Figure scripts
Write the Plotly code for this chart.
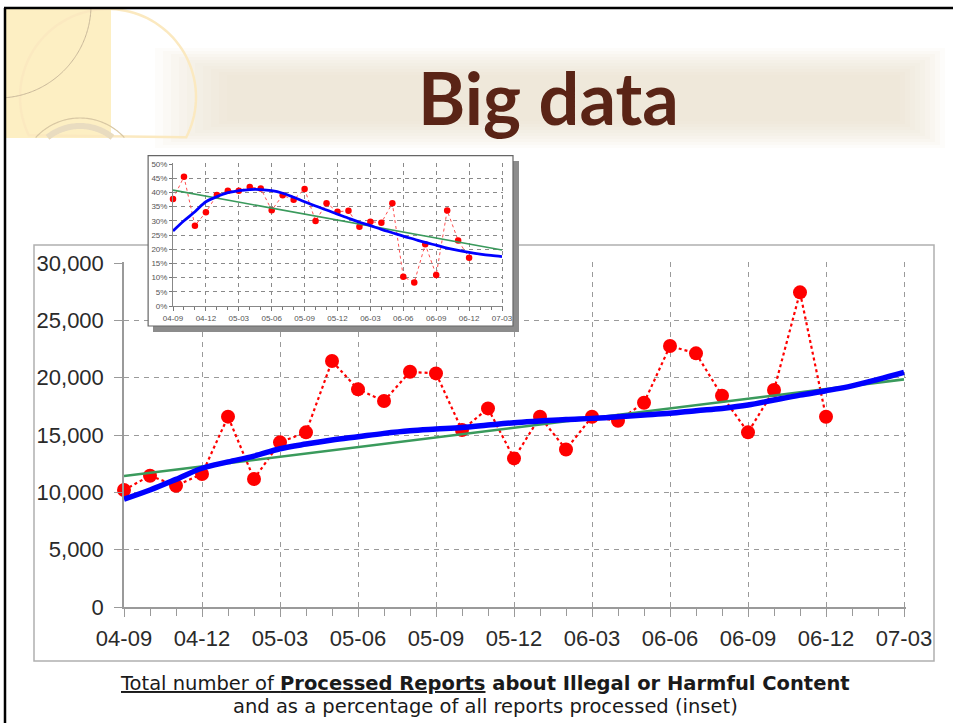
import numpy as np
import plotly.graph_objects as go

# ---------------- data ----------------
months = ["04-09", "04-10", "04-11", "04-12",
          "05-01", "05-02", "05-03", "05-04", "05-05", "05-06",
          "05-07", "05-08", "05-09", "05-10", "05-11", "05-12",
          "06-01", "06-02", "06-03", "06-04", "06-05", "06-06",
          "06-07", "06-08", "06-09", "06-10", "06-11", "06-12",
          "07-01", "07-02", "07-03"]
tick_labels = ["04-09", "04-12", "05-03", "05-06", "05-09", "05-12",
               "06-03", "06-06", "06-09", "06-12", "07-03"]

reports = [10200, 11450, 10580, 11600, 16600, 11160, 14360, 15230, 21450, 18980,
           17960, 20510, 20370, 15430, 17320, 12960, 16590, 13740, 16590, 16240,
           17810, 22760, 22120, 18420, 15230, 18920, 27440, 16590]
reports_smooth = [9400, 10200, 11130, 12100, 12650, 13160, 13800, 14210, 14560, 14850,
                  15140, 15370, 15520, 15660, 15870, 16070, 16220, 16360, 16450, 16590,
                  16740, 16890, 17120, 17320, 17610, 18050, 18480, 18860, 19290, 19850,
                  20460]
reports_trend = [11420, 19850]          # at first and last month

pct = [37.7, 45.5, 28.3, 33.0, 39.1, 40.6, 40.6, 41.9, 41.4, 33.7,
       39.0, 37.4, 41.2, 29.9, 36.2, 33.2, 33.5, 27.9, 29.7, 29.3,
       36.2, 10.3, 8.3, 21.7, 10.9, 33.6, 23.1, 17.0]
pct_smooth = [26.4, 30.0, 33.2, 36.7, 38.5, 39.9, 40.6, 41.0, 41.0, 40.6,
              39.7, 38.3, 36.7, 35.2, 33.8, 32.3, 30.9, 29.5, 28.3, 27.0,
              25.8, 24.6, 23.5, 22.4, 21.4, 20.4, 19.6, 18.9, 18.3, 17.8, 17.4]
pct_trend = [40.8, 19.7]

y_ticks = [0, 5000, 10000, 15000, 20000, 25000, 30000]
pct_ticks = [0, 5, 10, 15, 20, 25, 30, 35, 40, 45, 50]
pct_tick_labels = ["0%", "5%", "10%", "15%", "20%", "25%", "30%", "35%", "40%", "45%", "50%"]

# ---------------- geometry helpers ----------------
W, H = 953, 723
def px(x):
    return x / W
def py(y):
    return 1 - y / H

idx = list(range(len(months)))
pts_idx = idx[:len(reports)]
tick_idx = [months.index(t) for t in tick_labels]
ends_idx = [idx[0], idx[-1]]

RED = "#ff0000"
BLUE = "#0000ff"
GREEN = "#3a9a5c"
GRID = "#9a9a9a"
AX = "#9a9a9a"

fig = go.Figure()

# ---- main chart ----
fig.add_trace(go.Scatter(x=pts_idx, y=reports, mode="lines+markers",
                         line=dict(color=RED, width=2.2, dash="dot"),
                         marker=dict(color=RED, size=14), cliponaxis=False,
                         xaxis="x", yaxis="y", showlegend=False))
fig.add_trace(go.Scatter(x=ends_idx, y=reports_trend, mode="lines",
                         line=dict(color=GREEN, width=2.6),
                         xaxis="x", yaxis="y", showlegend=False))
fig.add_trace(go.Scatter(x=idx, y=reports_smooth, mode="lines",
                         line=dict(color=BLUE, width=5.5, shape="spline"),
                         xaxis="x", yaxis="y", showlegend=False))

# ---- inset frame subplot (x2/y2) ----
fig.add_trace(go.Scatter(x=[0.5], y=[0.5], mode="markers", marker=dict(opacity=0),
                         hoverinfo="skip", xaxis="x2", yaxis="y2", showlegend=False))

# ---- inset data (x3/y3) ----
fig.add_trace(go.Scatter(x=pts_idx, y=pct, mode="lines+markers",
                         line=dict(color="#ff5050", width=1, dash="dot"),
                         marker=dict(color=RED, size=6.5), cliponaxis=False,
                         xaxis="x3", yaxis="y3", showlegend=False))
fig.add_trace(go.Scatter(x=ends_idx, y=pct_trend, mode="lines",
                         line=dict(color=GREEN, width=1.6),
                         xaxis="x3", yaxis="y3", showlegend=False))
fig.add_trace(go.Scatter(x=idx, y=pct_smooth, mode="lines",
                         line=dict(color=BLUE, width=2.8, shape="spline"),
                         xaxis="x3", yaxis="y3", showlegend=False))

# main axes mapping: month 0 -> x=124 px, month 30 -> x=904 px; 0 -> y=607, 30000 -> y=263
mx0, mdx = 124, 26.0
xr_main = [0, 30.08]
my0, mdy = 607, 344 / 30000
yr_main = [0, 30080]

# inset mapping: month 0 -> 173, month 30 -> 502 ; 0% -> 306, 50% -> 164
ix0, idx_px = 173, (502 - 173) / 30
xr_in = [0, 30.1]
iy0, idy = 306, (306 - 164) / 50
yr_in = [0, 50.25]

tickfont_main = dict(family="Liberation Sans, Arial", size=22, color="#2a2a2a")
tickfont_in = dict(family="Liberation Sans, Arial", size=8, color="#555555")

fig.update_layout(
    width=W, height=H, margin=dict(l=0, r=0, t=0, b=0, pad=0, autoexpand=False),
    paper_bgcolor="white", plot_bgcolor="rgba(0,0,0,0)",
    xaxis=dict(domain=[px(mx0), px(mx0 + xr_main[1] * mdx)], range=xr_main,
               anchor="y", tickmode="array", tickvals=tick_idx, ticktext=tick_labels,
               ticks="outside", ticklen=8, tickcolor=AX, tickwidth=1,
               ticklabelstandoff=3,
               showline=True, linecolor=AX, linewidth=1.5, automargin=False,
               showgrid=True, gridcolor=GRID, griddash="5px,5px", gridwidth=1,
               zeroline=False, tickfont=tickfont_main,
               minor=dict(tickmode="array", tickvals=idx, ticks="outside", ticklen=7,
                          tickcolor=AX, showgrid=False)),
    yaxis=dict(domain=[py(my0), py(my0 - yr_main[1] * mdy)], range=yr_main,
               anchor="x", tickmode="array", tickvals=y_ticks, tickformat=",d",
               ticks="outside", ticklen=8, tickcolor=AX, tickwidth=1,
               ticklabelstandoff=6,
               showline=True, linecolor=AX, linewidth=1.5, automargin=False,
               showgrid=True, gridcolor=GRID, griddash="5px,5px", gridwidth=1,
               zeroline=False, tickfont=tickfont_main),
    xaxis2=dict(domain=[px(147), px(519)], range=[0, 1], anchor="y2", visible=False,
                automargin=False),
    yaxis2=dict(domain=[py(332), py(155)], range=[0, 1], anchor="x2", visible=False,
                automargin=False),
    xaxis3=dict(domain=[px(ix0), px(ix0 + xr_in[1] * idx_px)], range=xr_in,
                anchor="y3", tickmode="array", tickvals=tick_idx, ticktext=tick_labels,
                ticks="outside", ticklen=4, tickcolor="#777", tickwidth=1,
                showline=True, linecolor="#888", linewidth=1, automargin=False,
                showgrid=True, gridcolor="#8a8a8a", griddash="4px,4px", gridwidth=1,
                zeroline=False, tickfont=tickfont_in,
                minor=dict(tickmode="array", tickvals=idx, ticks="outside", ticklen=3,
                           tickcolor="#777", showgrid=False)),
    yaxis3=dict(domain=[py(iy0), py(iy0 - yr_in[1] * idy)], range=yr_in,
                anchor="x3", tickmode="array", tickvals=pct_ticks, ticktext=pct_tick_labels,
                ticks="outside", ticklen=3, tickcolor="#777", tickwidth=1,
                showline=True, linecolor="#888", linewidth=1, automargin=False,
                showgrid=True, gridcolor="#8a8a8a", griddash="4px,4px", gridwidth=1,
                zeroline=False, tickfont=tickfont_in),
)

shapes = []
# ---- slide decoration ----
# title band (soft blurred beige)
for k in range(10):
    shapes.append(dict(type="rect", xref="paper", yref="paper", layer="below",
                       x0=px(155 + 8 * k), x1=px(945 - 5 * k),
                       y0=py(148 - 3 * k), y1=py(48 + 3 * k),
                       fillcolor="#e6dac4", opacity=0.09, line=dict(width=0)))
# pale yellow panel at top-left
shapes.append(dict(type="rect", xref="paper", yref="paper", layer="below",
                   x0=px(6), x1=px(111), y0=py(138), y1=py(9),
                   fillcolor="#fdefc3", line=dict(width=0)))

def arc_path(cx, cy, r, a0, a1, ymax=138, xmin=6):
    t = np.linspace(np.radians(a0), np.radians(a1), 120)
    xs = cx + r * np.cos(t)
    ys = cy - r * np.sin(t)
    keep = (ys <= ymax) & (xs >= xmin) & (ys >= 9)
    xs, ys = xs[keep], ys[keep]
    return "M " + " L ".join(f"{px(a):.5f},{py(b):.5f}" for a, b in zip(xs, ys))

shapes.append(dict(type="path", xref="paper", yref="paper", layer="below",
                   path=arc_path(108, 97, 88, 0, 360),
                   line=dict(color="#fbe9c0", width=2.5)))
shapes.append(dict(type="path", xref="paper", yref="paper", layer="below",
                   path=arc_path(-2, 5, 93, -90, 10),
                   line=dict(color="#c9b89a", width=1)))
shapes.append(dict(type="path", xref="paper", yref="paper", layer="below",
                   path=arc_path(80, 178, 60, 0, 180),
                   line=dict(color="#d8c7a3", width=1.2)))
shapes.append(dict(type="path", xref="paper", yref="paper", layer="below",
                   path=arc_path(80, 178, 52, 0, 180),
                   line=dict(color="#e9dcc0", width=6)))
# black slide border (top and left)
shapes.append(dict(type="line", xref="paper", yref="paper", layer="above",
                   x0=px(4), x1=1, y0=py(8), y1=py(8),
                   line=dict(color="black", width=2.5)))
shapes.append(dict(type="line", xref="paper", yref="paper", layer="above",
                   x0=px(5), x1=px(5), y0=py(8), y1=0,
                   line=dict(color="black", width=2.5)))
# main chart frame
shapes.append(dict(type="rect", xref="paper", yref="paper", layer="below",
                   x0=px(34), x1=px(934), y0=py(661), y1=py(245),
                   line=dict(color="#b0b0b0", width=1.5)))
# inset frame (drawn inside subplot x2y2 so it hides the main grid)
sx, sy = 6 / 372, 6 / 177
shapes.append(dict(type="rect", xref="x2", yref="y2", layer="below",
                   x0=sx, x1=1, y0=0, y1=1 - sy,
                   fillcolor="#8c8c8c", line=dict(width=0)))
shapes.append(dict(type="rect", xref="x2", yref="y2", layer="below",
                   x0=0.003, x1=1 - sx, y0=sy, y1=0.996,
                   fillcolor="white", line=dict(color="#666666", width=1.2)))
fig.update_layout(shapes=shapes)

# ---- texts ----
fig.add_annotation(text="<b>Big data</b>", xref="paper", yref="paper",
                   x=px(548), y=py(97), xanchor="center", yanchor="middle",
                   showarrow=False,
                   font=dict(family="Lato", size=72, color="#5a2416"))
fig.add_annotation(text="<u>Total number of <b>Processed Reports</b></u><b> about Illegal or Harmful Content</b>",
                   xref="paper", yref="paper", x=px(485), y=py(683),
                   xanchor="center", yanchor="middle", showarrow=False,
                   font=dict(family="DejaVu Sans", size=19.5, color="#1a1a1a"))
fig.add_annotation(text="and as a percentage of all reports processed (inset)",
                   xref="paper", yref="paper", x=px(485), y=py(706),
                   xanchor="center", yanchor="middle", showarrow=False,
                   font=dict(family="DejaVu Sans", size=19.5, color="#1a1a1a"))

fig.write_html("out.html", config={"displayModeBar": False},
               post_script="document.body.style.margin='0';document.body.style.padding='0';")
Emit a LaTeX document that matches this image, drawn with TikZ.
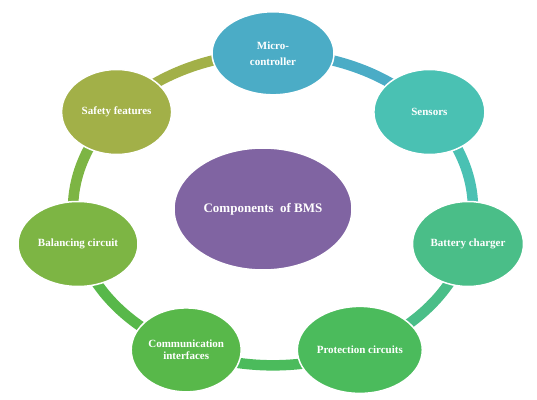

— EXERCISE BRIEF —
Pictures do not belong in the copy. Repeat only the lines from the top of the records through the line containing "return 1 - y / H".

— RESPONSE —
Write the Plotly code for this chart.
import numpy as np
import plotly.graph_objects as go

# ---------------- data ----------------
months = ["04-09", "04-10", "04-11", "04-12",
          "05-01", "05-02", "05-03", "05-04", "05-05", "05-06",
          "05-07", "05-08", "05-09", "05-10", "05-11", "05-12",
          "06-01", "06-02", "06-03", "06-04", "06-05", "06-06",
          "06-07", "06-08", "06-09", "06-10", "06-11", "06-12",
          "07-01", "07-02", "07-03"]
tick_labels = ["04-09", "04-12", "05-03", "05-06", "05-09", "05-12",
               "06-03", "06-06", "06-09", "06-12", "07-03"]

reports = [10200, 11450, 10580, 11600, 16600, 11160, 14360, 15230, 21450, 18980,
           17960, 20510, 20370, 15430, 17320, 12960, 16590, 13740, 16590, 16240,
           17810, 22760, 22120, 18420, 15230, 18920, 27440, 16590]
reports_smooth = [9400, 10200, 11130, 12100, 12650, 13160, 13800, 14210, 14560, 14850,
                  15140, 15370, 15520, 15660, 15870, 16070, 16220, 16360, 16450, 16590,
                  16740, 16890, 17120, 17320, 17610, 18050, 18480, 18860, 19290, 19850,
                  20460]
reports_trend = [11420, 19850]          # at first and last month

pct = [37.7, 45.5, 28.3, 33.0, 39.1, 40.6, 40.6, 41.9, 41.4, 33.7,
       39.0, 37.4, 41.2, 29.9, 36.2, 33.2, 33.5, 27.9, 29.7, 29.3,
       36.2, 10.3, 8.3, 21.7, 10.9, 33.6, 23.1, 17.0]
pct_smooth = [26.4, 30.0, 33.2, 36.7, 38.5, 39.9, 40.6, 41.0, 41.0, 40.6,
              39.7, 38.3, 36.7, 35.2, 33.8, 32.3, 30.9, 29.5, 28.3, 27.0,
              25.8, 24.6, 23.5, 22.4, 21.4, 20.4, 19.6, 18.9, 18.3, 17.8, 17.4]
pct_trend = [40.8, 19.7]

y_ticks = [0, 5000, 10000, 15000, 20000, 25000, 30000]
pct_ticks = [0, 5, 10, 15, 20, 25, 30, 35, 40, 45, 50]
pct_tick_labels = ["0%", "5%", "10%", "15%", "20%", "25%", "30%", "35%", "40%", "45%", "50%"]

# ---------------- geometry helpers ----------------
W, H = 953, 723
def px(x):
    return x / W
def py(y):
    return 1 - y / H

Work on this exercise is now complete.